Excerpted data:
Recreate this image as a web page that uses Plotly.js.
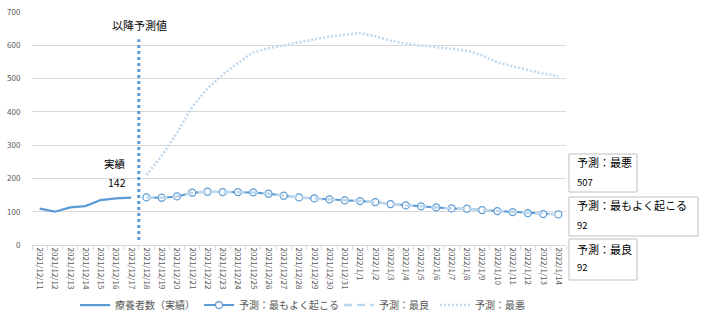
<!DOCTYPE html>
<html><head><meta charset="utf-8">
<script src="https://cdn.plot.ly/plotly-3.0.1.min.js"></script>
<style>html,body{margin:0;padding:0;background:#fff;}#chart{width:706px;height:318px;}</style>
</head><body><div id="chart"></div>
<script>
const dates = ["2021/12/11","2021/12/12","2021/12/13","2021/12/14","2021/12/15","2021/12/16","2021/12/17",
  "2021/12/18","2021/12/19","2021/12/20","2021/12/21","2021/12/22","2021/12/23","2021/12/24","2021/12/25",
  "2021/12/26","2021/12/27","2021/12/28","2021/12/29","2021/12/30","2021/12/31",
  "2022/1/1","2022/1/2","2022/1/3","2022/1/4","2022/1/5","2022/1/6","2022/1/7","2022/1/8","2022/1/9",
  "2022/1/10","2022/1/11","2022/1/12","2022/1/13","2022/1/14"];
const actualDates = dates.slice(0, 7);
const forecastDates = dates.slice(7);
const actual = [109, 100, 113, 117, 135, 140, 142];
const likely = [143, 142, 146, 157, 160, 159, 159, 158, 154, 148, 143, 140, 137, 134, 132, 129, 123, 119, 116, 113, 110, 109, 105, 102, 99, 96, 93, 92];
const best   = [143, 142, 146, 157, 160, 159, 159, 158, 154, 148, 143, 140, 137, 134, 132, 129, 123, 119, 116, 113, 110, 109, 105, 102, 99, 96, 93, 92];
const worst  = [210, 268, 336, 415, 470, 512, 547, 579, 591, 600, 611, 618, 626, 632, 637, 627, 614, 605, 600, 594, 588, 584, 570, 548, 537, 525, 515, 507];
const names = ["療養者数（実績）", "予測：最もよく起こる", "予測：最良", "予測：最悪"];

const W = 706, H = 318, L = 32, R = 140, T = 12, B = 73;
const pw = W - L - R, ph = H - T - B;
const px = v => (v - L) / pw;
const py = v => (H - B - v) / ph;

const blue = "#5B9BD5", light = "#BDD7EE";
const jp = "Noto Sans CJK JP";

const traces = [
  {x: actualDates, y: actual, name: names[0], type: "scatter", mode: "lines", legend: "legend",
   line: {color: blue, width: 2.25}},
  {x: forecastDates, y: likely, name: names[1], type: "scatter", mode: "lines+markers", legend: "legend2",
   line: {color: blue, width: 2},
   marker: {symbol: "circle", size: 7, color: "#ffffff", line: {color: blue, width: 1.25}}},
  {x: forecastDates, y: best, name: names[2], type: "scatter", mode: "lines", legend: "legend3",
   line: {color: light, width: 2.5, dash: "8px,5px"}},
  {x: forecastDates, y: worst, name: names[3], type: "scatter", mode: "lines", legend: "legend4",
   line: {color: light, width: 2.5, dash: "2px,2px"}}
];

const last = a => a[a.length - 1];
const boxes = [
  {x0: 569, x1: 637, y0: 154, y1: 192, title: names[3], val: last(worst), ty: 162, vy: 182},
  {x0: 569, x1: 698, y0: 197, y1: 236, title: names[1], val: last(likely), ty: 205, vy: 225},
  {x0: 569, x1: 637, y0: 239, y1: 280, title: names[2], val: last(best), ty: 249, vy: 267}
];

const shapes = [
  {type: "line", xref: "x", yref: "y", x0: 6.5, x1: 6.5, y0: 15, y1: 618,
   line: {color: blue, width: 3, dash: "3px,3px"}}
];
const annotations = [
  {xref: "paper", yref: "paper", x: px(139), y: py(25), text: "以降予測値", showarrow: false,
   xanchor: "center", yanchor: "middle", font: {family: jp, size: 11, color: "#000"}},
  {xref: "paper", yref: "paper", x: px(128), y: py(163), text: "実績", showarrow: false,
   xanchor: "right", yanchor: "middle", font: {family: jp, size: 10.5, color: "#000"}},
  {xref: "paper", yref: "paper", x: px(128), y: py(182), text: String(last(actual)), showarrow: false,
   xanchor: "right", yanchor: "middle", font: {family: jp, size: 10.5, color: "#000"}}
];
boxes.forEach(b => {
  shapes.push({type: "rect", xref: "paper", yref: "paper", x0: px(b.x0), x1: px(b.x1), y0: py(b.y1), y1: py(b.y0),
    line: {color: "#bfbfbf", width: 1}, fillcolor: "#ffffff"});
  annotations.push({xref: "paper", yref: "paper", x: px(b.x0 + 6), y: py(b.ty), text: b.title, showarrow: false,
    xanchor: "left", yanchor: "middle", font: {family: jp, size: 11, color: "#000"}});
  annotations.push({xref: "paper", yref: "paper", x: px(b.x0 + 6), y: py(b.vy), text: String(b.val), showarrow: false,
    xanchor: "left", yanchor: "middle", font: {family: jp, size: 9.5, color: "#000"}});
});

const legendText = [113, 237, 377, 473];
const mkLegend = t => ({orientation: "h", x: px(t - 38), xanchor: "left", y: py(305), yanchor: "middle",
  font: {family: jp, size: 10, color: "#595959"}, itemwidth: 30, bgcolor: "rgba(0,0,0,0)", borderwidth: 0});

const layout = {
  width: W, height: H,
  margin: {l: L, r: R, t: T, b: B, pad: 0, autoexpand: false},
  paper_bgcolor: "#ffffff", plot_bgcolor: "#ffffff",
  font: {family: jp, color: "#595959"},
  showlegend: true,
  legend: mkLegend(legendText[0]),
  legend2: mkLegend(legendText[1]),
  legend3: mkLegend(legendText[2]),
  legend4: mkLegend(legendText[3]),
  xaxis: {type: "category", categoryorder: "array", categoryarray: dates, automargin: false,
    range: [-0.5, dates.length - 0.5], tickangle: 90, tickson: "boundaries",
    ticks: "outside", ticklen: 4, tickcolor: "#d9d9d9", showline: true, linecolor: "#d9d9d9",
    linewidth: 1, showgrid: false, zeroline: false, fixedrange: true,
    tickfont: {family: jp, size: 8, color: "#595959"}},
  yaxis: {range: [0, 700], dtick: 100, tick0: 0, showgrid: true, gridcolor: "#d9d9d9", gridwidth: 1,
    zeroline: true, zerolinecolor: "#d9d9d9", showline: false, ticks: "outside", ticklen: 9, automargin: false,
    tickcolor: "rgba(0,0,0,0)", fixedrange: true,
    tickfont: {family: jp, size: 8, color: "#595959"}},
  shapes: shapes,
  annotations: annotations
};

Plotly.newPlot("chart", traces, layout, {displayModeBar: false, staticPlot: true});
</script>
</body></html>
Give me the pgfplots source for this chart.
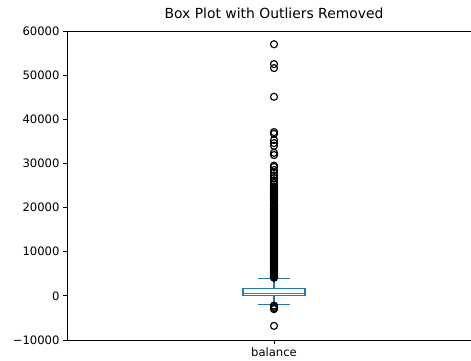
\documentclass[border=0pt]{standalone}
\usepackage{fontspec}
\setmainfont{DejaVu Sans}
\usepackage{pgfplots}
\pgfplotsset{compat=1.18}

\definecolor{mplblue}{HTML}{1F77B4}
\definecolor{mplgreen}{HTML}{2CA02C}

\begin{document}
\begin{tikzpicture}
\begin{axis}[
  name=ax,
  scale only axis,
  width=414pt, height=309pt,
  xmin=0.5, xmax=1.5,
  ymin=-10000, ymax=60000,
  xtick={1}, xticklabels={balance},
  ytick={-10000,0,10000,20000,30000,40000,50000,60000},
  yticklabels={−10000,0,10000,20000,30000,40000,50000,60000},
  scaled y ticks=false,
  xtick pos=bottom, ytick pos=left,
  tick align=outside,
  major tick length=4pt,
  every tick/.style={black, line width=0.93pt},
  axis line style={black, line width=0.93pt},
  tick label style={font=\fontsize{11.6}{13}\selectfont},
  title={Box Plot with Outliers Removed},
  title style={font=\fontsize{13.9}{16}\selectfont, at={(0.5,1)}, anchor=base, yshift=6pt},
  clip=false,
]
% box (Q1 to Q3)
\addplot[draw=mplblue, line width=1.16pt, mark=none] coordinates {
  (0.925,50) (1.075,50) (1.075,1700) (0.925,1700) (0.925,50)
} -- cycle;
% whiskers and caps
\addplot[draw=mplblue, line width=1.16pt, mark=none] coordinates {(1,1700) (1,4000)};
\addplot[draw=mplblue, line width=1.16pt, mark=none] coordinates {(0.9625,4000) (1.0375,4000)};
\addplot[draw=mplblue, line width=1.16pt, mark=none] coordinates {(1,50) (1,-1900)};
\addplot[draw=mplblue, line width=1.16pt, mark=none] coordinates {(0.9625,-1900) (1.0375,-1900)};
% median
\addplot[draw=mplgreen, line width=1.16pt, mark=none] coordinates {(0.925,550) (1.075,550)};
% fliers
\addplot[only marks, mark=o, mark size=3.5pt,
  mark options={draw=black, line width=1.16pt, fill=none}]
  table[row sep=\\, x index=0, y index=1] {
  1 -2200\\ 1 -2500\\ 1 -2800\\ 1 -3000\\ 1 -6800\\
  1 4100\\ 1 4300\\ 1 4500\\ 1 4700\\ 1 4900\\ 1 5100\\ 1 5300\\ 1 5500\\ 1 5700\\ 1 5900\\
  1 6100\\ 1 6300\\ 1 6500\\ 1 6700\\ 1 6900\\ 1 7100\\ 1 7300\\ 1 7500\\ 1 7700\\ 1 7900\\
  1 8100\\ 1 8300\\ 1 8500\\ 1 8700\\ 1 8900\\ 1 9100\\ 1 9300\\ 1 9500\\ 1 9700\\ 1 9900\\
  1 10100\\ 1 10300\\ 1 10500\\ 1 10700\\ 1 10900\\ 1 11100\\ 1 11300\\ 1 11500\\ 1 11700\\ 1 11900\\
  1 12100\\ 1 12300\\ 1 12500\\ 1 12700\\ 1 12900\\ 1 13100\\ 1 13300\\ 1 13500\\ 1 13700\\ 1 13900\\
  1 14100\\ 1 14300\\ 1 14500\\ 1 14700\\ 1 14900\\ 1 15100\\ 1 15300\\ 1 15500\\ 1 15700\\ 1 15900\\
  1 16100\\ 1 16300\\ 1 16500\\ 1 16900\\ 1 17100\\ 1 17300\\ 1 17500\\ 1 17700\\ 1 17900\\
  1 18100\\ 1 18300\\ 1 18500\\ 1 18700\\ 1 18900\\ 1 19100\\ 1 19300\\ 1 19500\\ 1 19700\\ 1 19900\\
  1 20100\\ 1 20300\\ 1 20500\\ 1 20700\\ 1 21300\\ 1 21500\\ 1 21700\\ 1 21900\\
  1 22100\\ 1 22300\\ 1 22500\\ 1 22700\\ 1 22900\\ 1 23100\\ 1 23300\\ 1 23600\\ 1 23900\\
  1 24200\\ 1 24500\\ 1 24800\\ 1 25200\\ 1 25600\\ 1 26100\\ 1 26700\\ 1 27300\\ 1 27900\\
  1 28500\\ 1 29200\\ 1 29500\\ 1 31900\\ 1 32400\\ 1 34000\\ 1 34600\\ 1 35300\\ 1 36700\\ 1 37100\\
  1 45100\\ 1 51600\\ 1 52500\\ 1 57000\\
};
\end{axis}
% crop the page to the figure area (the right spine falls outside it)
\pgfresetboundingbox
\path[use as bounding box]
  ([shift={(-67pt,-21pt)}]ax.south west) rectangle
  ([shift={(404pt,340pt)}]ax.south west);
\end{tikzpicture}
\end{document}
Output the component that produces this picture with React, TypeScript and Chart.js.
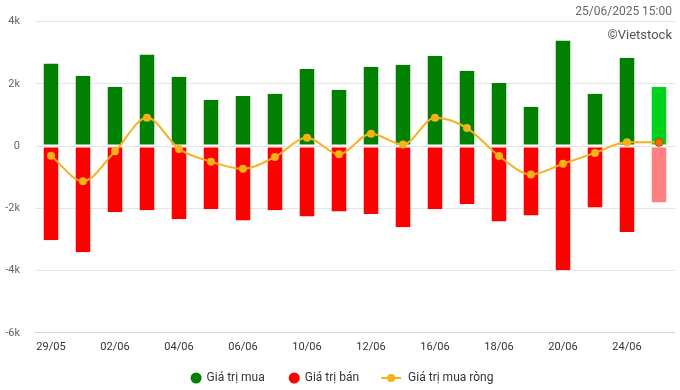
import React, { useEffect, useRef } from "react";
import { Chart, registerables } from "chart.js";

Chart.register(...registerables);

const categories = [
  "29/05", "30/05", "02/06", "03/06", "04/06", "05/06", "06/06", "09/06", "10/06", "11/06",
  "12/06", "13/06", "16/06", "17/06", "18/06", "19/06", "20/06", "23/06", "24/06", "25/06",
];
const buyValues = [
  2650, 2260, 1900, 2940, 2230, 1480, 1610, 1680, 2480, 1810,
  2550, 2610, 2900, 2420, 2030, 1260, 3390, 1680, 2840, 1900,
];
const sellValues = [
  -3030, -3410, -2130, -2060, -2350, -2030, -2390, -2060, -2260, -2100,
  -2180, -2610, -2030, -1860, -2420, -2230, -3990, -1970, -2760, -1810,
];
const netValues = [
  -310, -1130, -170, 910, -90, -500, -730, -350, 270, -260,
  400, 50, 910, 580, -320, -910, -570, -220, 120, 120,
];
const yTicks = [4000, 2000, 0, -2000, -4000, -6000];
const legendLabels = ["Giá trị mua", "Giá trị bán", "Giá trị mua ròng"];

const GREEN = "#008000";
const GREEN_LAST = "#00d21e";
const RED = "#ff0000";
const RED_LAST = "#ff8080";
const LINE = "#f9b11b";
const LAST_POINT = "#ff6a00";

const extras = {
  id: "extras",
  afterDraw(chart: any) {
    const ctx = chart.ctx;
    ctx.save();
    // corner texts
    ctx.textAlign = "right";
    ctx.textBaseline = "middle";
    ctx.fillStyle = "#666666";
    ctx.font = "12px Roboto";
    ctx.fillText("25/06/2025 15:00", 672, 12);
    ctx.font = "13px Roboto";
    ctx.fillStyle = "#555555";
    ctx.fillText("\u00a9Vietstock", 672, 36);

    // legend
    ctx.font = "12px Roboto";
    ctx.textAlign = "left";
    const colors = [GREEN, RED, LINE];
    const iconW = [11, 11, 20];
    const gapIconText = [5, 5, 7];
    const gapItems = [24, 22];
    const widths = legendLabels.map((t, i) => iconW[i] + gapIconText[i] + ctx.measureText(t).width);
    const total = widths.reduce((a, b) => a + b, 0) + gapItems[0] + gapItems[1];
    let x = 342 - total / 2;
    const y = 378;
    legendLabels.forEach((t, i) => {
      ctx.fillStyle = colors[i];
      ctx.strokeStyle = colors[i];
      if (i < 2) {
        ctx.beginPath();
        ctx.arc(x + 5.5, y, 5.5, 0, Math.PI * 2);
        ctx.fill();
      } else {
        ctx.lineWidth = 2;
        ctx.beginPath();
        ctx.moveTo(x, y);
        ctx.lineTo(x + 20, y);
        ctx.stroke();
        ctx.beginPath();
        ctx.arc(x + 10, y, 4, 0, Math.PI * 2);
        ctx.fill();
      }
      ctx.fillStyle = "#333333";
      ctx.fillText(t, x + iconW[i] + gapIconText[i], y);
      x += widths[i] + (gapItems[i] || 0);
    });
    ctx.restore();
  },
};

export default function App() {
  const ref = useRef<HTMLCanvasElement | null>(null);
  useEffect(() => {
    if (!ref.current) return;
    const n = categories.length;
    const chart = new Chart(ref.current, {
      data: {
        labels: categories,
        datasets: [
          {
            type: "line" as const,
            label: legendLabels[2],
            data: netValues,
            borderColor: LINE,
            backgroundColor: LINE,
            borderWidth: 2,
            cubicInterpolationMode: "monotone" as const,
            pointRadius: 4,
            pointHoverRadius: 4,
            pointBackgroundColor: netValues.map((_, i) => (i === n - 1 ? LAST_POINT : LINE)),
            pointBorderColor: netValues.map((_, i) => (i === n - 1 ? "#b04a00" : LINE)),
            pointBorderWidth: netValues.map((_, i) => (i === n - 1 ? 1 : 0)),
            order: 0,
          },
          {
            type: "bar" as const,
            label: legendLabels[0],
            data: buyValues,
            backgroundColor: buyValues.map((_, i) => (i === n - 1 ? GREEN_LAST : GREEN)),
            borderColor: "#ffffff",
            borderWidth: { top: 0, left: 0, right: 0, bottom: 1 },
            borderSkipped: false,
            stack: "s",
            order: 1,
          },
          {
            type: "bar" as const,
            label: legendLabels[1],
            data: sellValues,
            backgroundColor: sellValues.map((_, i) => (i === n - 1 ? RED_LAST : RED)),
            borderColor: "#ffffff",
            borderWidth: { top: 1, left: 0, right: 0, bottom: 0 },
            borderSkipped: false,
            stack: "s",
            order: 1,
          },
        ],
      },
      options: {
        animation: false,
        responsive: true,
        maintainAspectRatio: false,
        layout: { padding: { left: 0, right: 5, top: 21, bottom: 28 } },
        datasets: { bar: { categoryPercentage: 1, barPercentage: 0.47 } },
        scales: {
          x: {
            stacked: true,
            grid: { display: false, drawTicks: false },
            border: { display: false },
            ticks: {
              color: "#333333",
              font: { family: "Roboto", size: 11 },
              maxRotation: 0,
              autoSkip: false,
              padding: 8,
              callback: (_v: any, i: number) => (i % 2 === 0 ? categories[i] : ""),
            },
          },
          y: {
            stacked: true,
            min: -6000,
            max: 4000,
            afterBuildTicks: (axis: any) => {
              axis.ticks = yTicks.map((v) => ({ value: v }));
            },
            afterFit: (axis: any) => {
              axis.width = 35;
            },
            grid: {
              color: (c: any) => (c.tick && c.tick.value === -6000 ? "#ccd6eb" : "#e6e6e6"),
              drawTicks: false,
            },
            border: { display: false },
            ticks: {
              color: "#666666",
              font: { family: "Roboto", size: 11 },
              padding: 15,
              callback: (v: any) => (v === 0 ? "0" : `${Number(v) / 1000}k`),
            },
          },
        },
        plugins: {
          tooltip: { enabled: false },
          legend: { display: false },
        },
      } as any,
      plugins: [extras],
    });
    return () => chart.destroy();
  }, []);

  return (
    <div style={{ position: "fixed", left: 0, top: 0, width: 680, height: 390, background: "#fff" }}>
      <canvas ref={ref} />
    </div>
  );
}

Exercise description: Using the data above, extract exactly the lines from the one containing "Output the component" through the one containing "Chart.register(...registerables);". Pictures are left out.

Exercise answer:
Output the component that produces this picture with React, TypeScript and Chart.js.
import React, { useEffect, useRef } from "react";
import { Chart, registerables } from "chart.js";

Chart.register(...registerables);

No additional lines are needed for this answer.